Do this — Extract the full listing verbatim and drop any pictures from your copy.

[Collected data]
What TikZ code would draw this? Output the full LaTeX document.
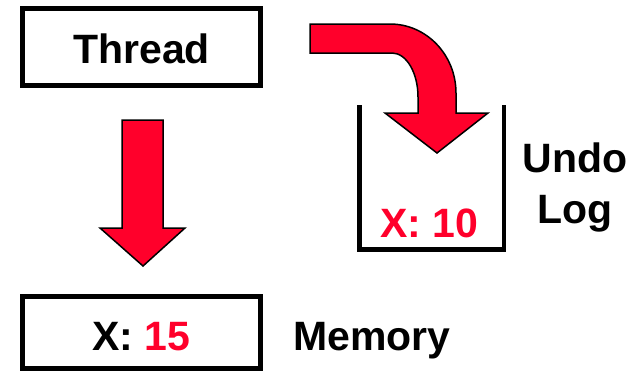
\documentclass[tikz,border=0pt]{standalone}
\usepackage{fontspec}
\setmainfont{Liberation Sans}
\begin{document}
\definecolor{hotred}{RGB}{255,0,43}
\begin{tikzpicture}[x=1pt,y=-1pt,
  labeltext/.style={inner sep=0pt,font=\fontsize{41}{51}\selectfont\bfseries},
  framebox/.style={draw=black,line width=5pt,inner sep=0pt},
  blockarrow/.style={fill=hotred,draw=black,line width=1.5pt,line join=miter}]
  \useasboundingbox (0,0) rectangle (641,373);

  % thread box
  \node[framebox,minimum width=238pt,minimum height=77pt] (threadbox) at (141.5,47) {};
  \node[labeltext,anchor=base] (thread) at (141.5,63) {Thread};

  % memory box
  \node[framebox,minimum width=238pt,minimum height=72pt] (membox) at (141.5,332.5) {};
  \node[labeltext,anchor=base] (memval) at (141.5,350) {X: \textcolor{hotred}{15}};
  \node[labeltext,anchor=base west] (memlabel) at (293,350) {Memory};

  % undo log bucket
  \draw[line width=4.5pt] (359.5,105) -- (359.5,249.5) -- (504,249.5) -- (504,105);
  \node[labeltext,anchor=base,text=hotred] (logval) at (429,237) {X: 10};
  \node[labeltext,anchor=base] (undolabel) at (575,172) {Undo};
  \node[labeltext,anchor=base] (loglabel) at (575,223) {Log};

  % write arrow: thread to memory
  \draw[blockarrow] (122,120) -- (163,120) -- (163,228) -- (185,228) -- (143,266)
    -- (100,228) -- (122,228) -- cycle;

  % logging arrow: thread to undo log
  \draw[blockarrow] (310,24) -- (390,24)
    .. controls (426.5,24) and (456,54.9) .. (456,93)
    -- (456,113) -- (488,113) -- (437,153) -- (385,113) -- (418,113) -- (418,97)
    .. controls (418,72.7) and (406.4,53) .. (392,53)
    -- (310,53) -- cycle;
\end{tikzpicture}
\end{document}
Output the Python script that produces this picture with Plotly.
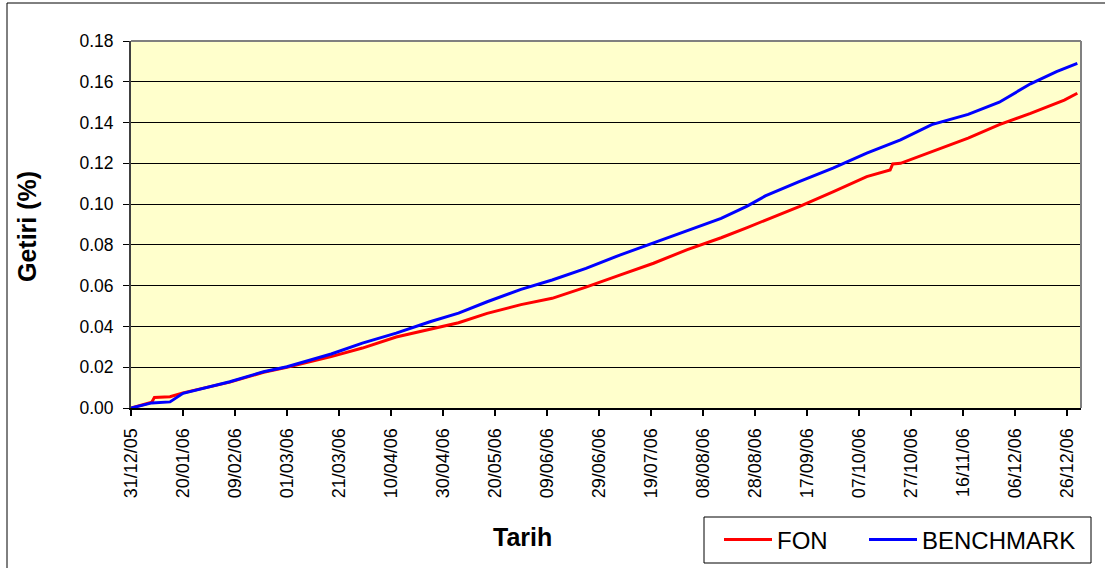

The result —
What TikZ code would draw this? Output the full LaTeX document.
\documentclass[tikz,border=0pt]{standalone}
\usepackage{fontspec}
\setmainfont{Liberation Sans}
\begin{document}
\definecolor{hotred}{RGB}{255,0,43}
\begin{tikzpicture}[x=1pt,y=-1pt,
  labeltext/.style={inner sep=0pt,font=\fontsize{41}{51}\selectfont\bfseries},
  framebox/.style={draw=black,line width=5pt,inner sep=0pt},
  blockarrow/.style={fill=hotred,draw=black,line width=1.5pt,line join=miter}]
  \useasboundingbox (0,0) rectangle (641,373);

  % thread box
  \node[framebox,minimum width=238pt,minimum height=77pt] (threadbox) at (141.5,47) {};
  \node[labeltext,anchor=base] (thread) at (141.5,63) {Thread};

  % memory box
  \node[framebox,minimum width=238pt,minimum height=72pt] (membox) at (141.5,332.5) {};
  \node[labeltext,anchor=base] (memval) at (141.5,350) {X: \textcolor{hotred}{15}};
  \node[labeltext,anchor=base west] (memlabel) at (293,350) {Memory};

  % undo log bucket
  \draw[line width=4.5pt] (359.5,105) -- (359.5,249.5) -- (504,249.5) -- (504,105);
  \node[labeltext,anchor=base,text=hotred] (logval) at (429,237) {X: 10};
  \node[labeltext,anchor=base] (undolabel) at (575,172) {Undo};
  \node[labeltext,anchor=base] (loglabel) at (575,223) {Log};

  % write arrow: thread to memory
  \draw[blockarrow] (122,120) -- (163,120) -- (163,228) -- (185,228) -- (143,266)
    -- (100,228) -- (122,228) -- cycle;

  % logging arrow: thread to undo log
  \draw[blockarrow] (310,24) -- (390,24)
    .. controls (426.5,24) and (456,54.9) .. (456,93)
    -- (456,113) -- (488,113) -- (437,153) -- (385,113) -- (418,113) -- (418,97)
    .. controls (418,72.7) and (406.4,53) .. (392,53)
    -- (310,53) -- cycle;
\end{tikzpicture}
\end{document}
Output the Python script that produces this picture with Plotly.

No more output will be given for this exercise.